While I was driving home, I was suddenly struck with the reason why I should have been fasting. I'd been concerned about the sailors in the Russian mini-sub, which I only found out about this afternoon. Instantly I felt guilty, and the second I got home I reopened another fast. This time I promised Heavenly Father that I wouldn't eat a bit until I knew that the sailors were all safe from harm--all according to His will, nonetheless.

Afterwards I attended an area Spectaclar program, a celebration for the first prophet of our church, Joseph Smith, Jr. I remembered how I had written a song about him (see "A Poet In Wicker Park", post entitled "Innocent") and I felt so bad about chickening out of doing that. It felt almost like denying a prompting, or a testimony.

I guess it goes back to the whole "Lose Yourself" thing. I let it slip. And I feel like I let the fasting thing slip too.

I've snuck onto the computer at like three in the morning now and I checked the news. Apparently the sailors will be all right.

I wanna promise Heavenly Father that I'll never let that one shot, that one moment and opportunity, slip and pass me by again. But I'm afraid that later on it'll be just another one of my broken promises that make up this road I walk.

Thursday, August 04, 2005

"All That Was Sacred To Us"

I was fasting yesterday for Heavenly Father to please tell me what I could to to remove this darkness from my heart and what it would take for the Savior to cast it out.

I was inspired by His Spirit. While I was at work, a Fazoli's resteraunt, I was struck with a hunger for some food and when I rejected it I suddenly realized what it was that I had to do all this time. It was the exact same thing I realized when I was fasting for my friend Matt Call.
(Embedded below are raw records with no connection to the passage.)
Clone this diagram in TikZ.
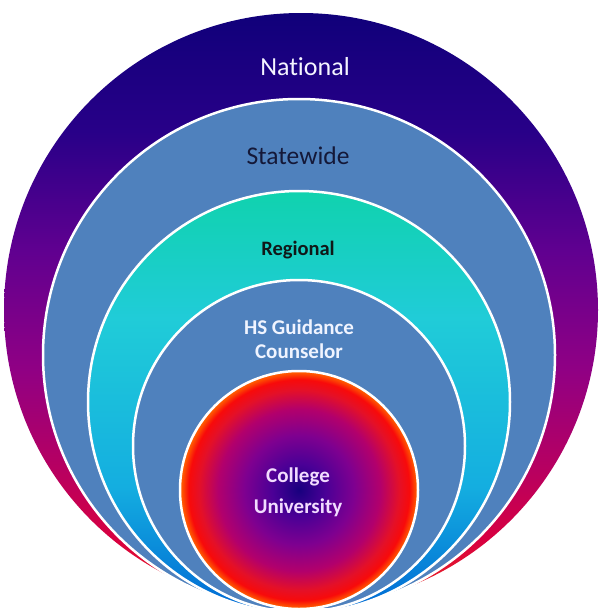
\documentclass[tikz,border=0pt]{standalone}
\usepackage{fontspec}
\setmainfont[Ligatures=NoCommon]{Carlito}
\definecolor{ringblue}{HTML}{4F81BD}
\definecolor{natA}{HTML}{10007A}
\definecolor{natB}{HTML}{280088}
\definecolor{natC}{HTML}{600090}
\definecolor{natD}{HTML}{900084}
\definecolor{natE}{HTML}{B80060}
\definecolor{natF}{HTML}{D80040}
\definecolor{natG}{HTML}{F03018}
\definecolor{regA}{HTML}{10D2AE}
\definecolor{regB}{HTML}{20CCD8}
\definecolor{regC}{HTML}{14AEE0}
\definecolor{regD}{HTML}{0068D4}
\definecolor{colA}{HTML}{18007E}
\definecolor{colB}{HTML}{4A0096}
\definecolor{colC}{HTML}{7E0090}
\definecolor{colD}{HTML}{B2006C}
\definecolor{colE}{HTML}{E41028}
\definecolor{colF}{HTML}{F80A0A}
\definecolor{colG}{HTML}{FF5A00}
\definecolor{txtnat}{HTML}{F4F4FF}
\definecolor{txtstate}{HTML}{141838}
\definecolor{txtreg}{HTML}{101818}
\definecolor{txths}{HTML}{F0F4FF}
\definecolor{txtcol}{HTML}{F2DCFF}
\pgfdeclareverticalshading{nationalshade}{100bp}{color(0bp)=(natG); color(25bp)=(natG); color(30.6bp)=(natF); color(36.5bp)=(natE); color(45bp)=(natD); color(55bp)=(natC); color(65bp)=(natB); color(75bp)=(natA); color(100bp)=(natA)}
\pgfdeclareverticalshading{regionalshade}{100bp}{color(0bp)=(regD); color(25bp)=(regD); color(40bp)=(regC); color(60bp)=(regB); color(75bp)=(regA); color(100bp)=(regA)}
\pgfdeclareradialshading{collegeshade}{\pgfpoint{0bp}{0bp}}{color(0bp)=(colA); color(5.5bp)=(colB); color(11.5bp)=(colC); color(17bp)=(colD); color(21bp)=(colE); color(23.2bp)=(colF); color(24.7bp)=(colG); color(50bp)=(colG)}
\begin{document}
\begin{tikzpicture}[x=1pt,y=-1pt,
  ring/.style={draw=white, line width=2.5pt},
  lbl/.style={anchor=base, inner sep=0pt}]
\useasboundingbox (0,0) rectangle (603,608);
\clip (0,0) rectangle (603,608);
\fill[white] (0,0) rectangle (603,608);
\path[shading=nationalshade] (301,310) circle[radius=297pt];
\path[ring, fill=ringblue] (299,355) circle[radius=256pt];
\path[ring, shading=regionalshade] (299,402) circle[radius=211pt];
\path[ring, fill=ringblue] (299,446) circle[radius=166pt];
\path[ring, shading=collegeshade] (299,490) circle[radius=119pt];
\node[lbl, text=txtnat, font=\fontsize{26}{30}\selectfont] (national) at (305,75) {National};
\node[lbl, text=txtstate, font=\fontsize{25.5}{30}\selectfont] (statewide) at (298,164) {Statewide};
\node[lbl, text=txtreg, font=\bfseries\fontsize{20.5}{24}\selectfont] (regional) at (298,255) {Regional};
\node[lbl, text=txths, font=\bfseries\fontsize{21}{24}\selectfont] (hs1) at (299,334) {HS Guidance};
\node[lbl, text=txths, font=\bfseries\fontsize{21}{24}\selectfont] (hs2) at (299,358) {Counselor};
\node[lbl, text=txtcol, font=\bfseries\fontsize{21}{24}\selectfont] (col1) at (298,482) {College};
\node[lbl, text=txtcol, font=\bfseries\fontsize{21}{24}\selectfont] (col2) at (298,513) {University};
\end{tikzpicture}
\end{document}
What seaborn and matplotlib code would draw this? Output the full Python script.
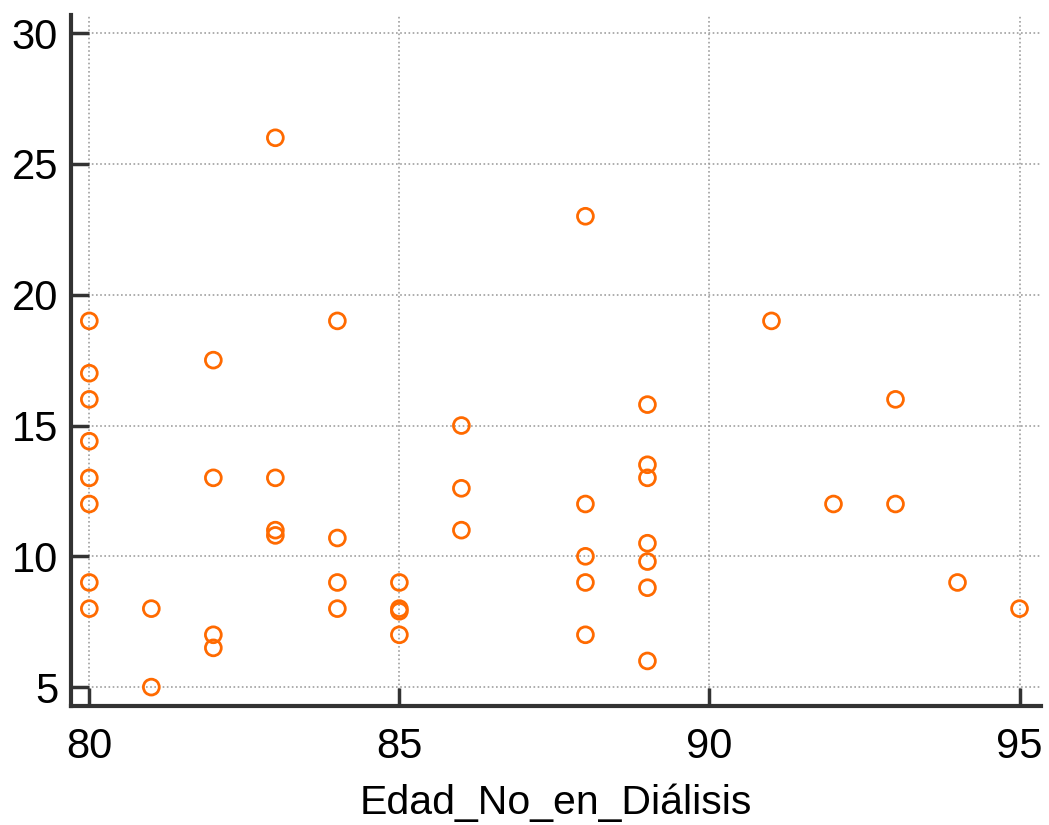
import matplotlib
matplotlib.use("Agg")
import matplotlib.pyplot as plt
import seaborn as sns
import pandas as pd

# Data
edad = [80, 80, 80, 80, 80, 80, 80, 80,
        81, 81,
        82, 82, 82, 82,
        83, 83, 83, 83,
        84, 84, 84, 84,
        85, 85, 85, 85,
        86, 86, 86,
        88, 88, 88, 88, 88,
        89, 89, 89, 89, 89, 89, 89,
        91, 92, 93, 93, 94, 95]
valor = [19, 17, 16, 14.4, 13, 12, 9, 8,
         8, 5,
         17.5, 13, 7, 6.5,
         26, 13, 11, 10.8,
         19, 10.7, 9, 8,
         9, 8, 7.9, 7,
         15, 12.6, 11,
         23, 12, 10, 9, 7,
         15.8, 13.5, 13, 10.5, 9.8, 8.8, 6,
         19, 12, 16, 12, 9, 8]
x_ticks = [80, 85, 90, 95]
y_ticks = [5, 10, 15, 20, 25, 30]

df = pd.DataFrame({"Edad_No_en_Diálisis": edad, "y": valor})

sns.set_style("white")
plt.rcParams['font.family'] = ['Liberation Sans', 'DejaVu Sans']

fig, ax = plt.subplots(figsize=(10.49, 8.25), dpi=100)
fig.subplots_adjust(left=0.068, right=0.992, top=0.982, bottom=0.144)

sns.scatterplot(x="Edad_No_en_Diálisis", y="y", data=df, ax=ax,
                facecolor="none", edgecolor="#ff6a00", linewidth=2,
                s=130, marker="o", zorder=3)

ax.set_xlim(79.71, 95.34)
ax.set_ylim(4.27, 30.7)
ax.set_xticks(x_ticks)
ax.set_yticks(y_ticks)
ax.grid(True, linestyle=(0, (1, 1.5)), color="#a0a0a0", linewidth=1.2)

for side in ["top", "right"]:
    ax.spines[side].set_visible(False)
for side in ["left", "bottom"]:
    ax.spines[side].set_color("#333333")
    ax.spines[side].set_linewidth(3)

ax.tick_params(axis="both", direction="in", length=13, width=2.5,
               bottom=True, left=True, color="#333333",
               labelcolor="black", labelsize=30)
ax.tick_params(axis="y", pad=9.5)
ax.tick_params(axis="x", pad=15)
ax.set_xlabel("Edad_No_en_Diálisis", fontsize=29.5, labelpad=12,
              color="black")
ax.set_ylabel("")

plt.savefig("out.png", dpi=100)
When one goes on a fast, one doesn't become immune to hunger. You still get pangs from your stomach to eat. What makes the difference is that when your stomach says,
"Hot fudge, hot fudge!" you say, "No. I am doing something bigger and more noble than that."

When I was fasting for Matt and my inner self said, "Eat some breadsticks, they're so fresh and golden!" I said in reply, "No. I am doing something for Matt. And that is much more important."

When one becomes born again/recieves the mighty change/comes unto Christ, one doesn't become immune to temptation. You still get pangs from your flesh and darkness. What makes the difference is that when the dark in your heart says, "Sin!" you say, "No. I am a child of God, and I am bigger and more noble than that."

When my carnal self says, "It's too late to go back/I am much too strong for you to resist/Submit to me and give it all up for me" I must learn to reply (and mean it) "No. My heart doesn't belong to you. It belongs to Christ. I am His. And that is much more important."

There's still time
All that was devastated can be recreated...

-Creed, "Who's Got My Back Now?"

Tuesday, August 02, 2005

Thou Hypocrite

I am so astonished. One day I am in my reborn light, the next I submit to my reborn darkness. The moment after I am ashamed and resolve to turn down the next offer to sin. Less than two hours later I take the temptation gladly and hurl myself back down again. Picking me apart again. Betraying my Father again.

If I was in someone else's shoes watching these things, I wouldn't believe my eyes. I would never think that someone could be so stupid, stubborn, and hypocritical.

I'm too ashamed to beg for mercy. I'm too ashamed to brush the dust off and start again. I'm too ashamed to make amends. I'm too ashamed to cry out to Him. I'm too ashamed to let it go. I'm too ashamed to get what I need. I'm too ashamed to follow those home-guiding and bone-igniting lights back home.

I'm too ashamed to ask Him to fix me again.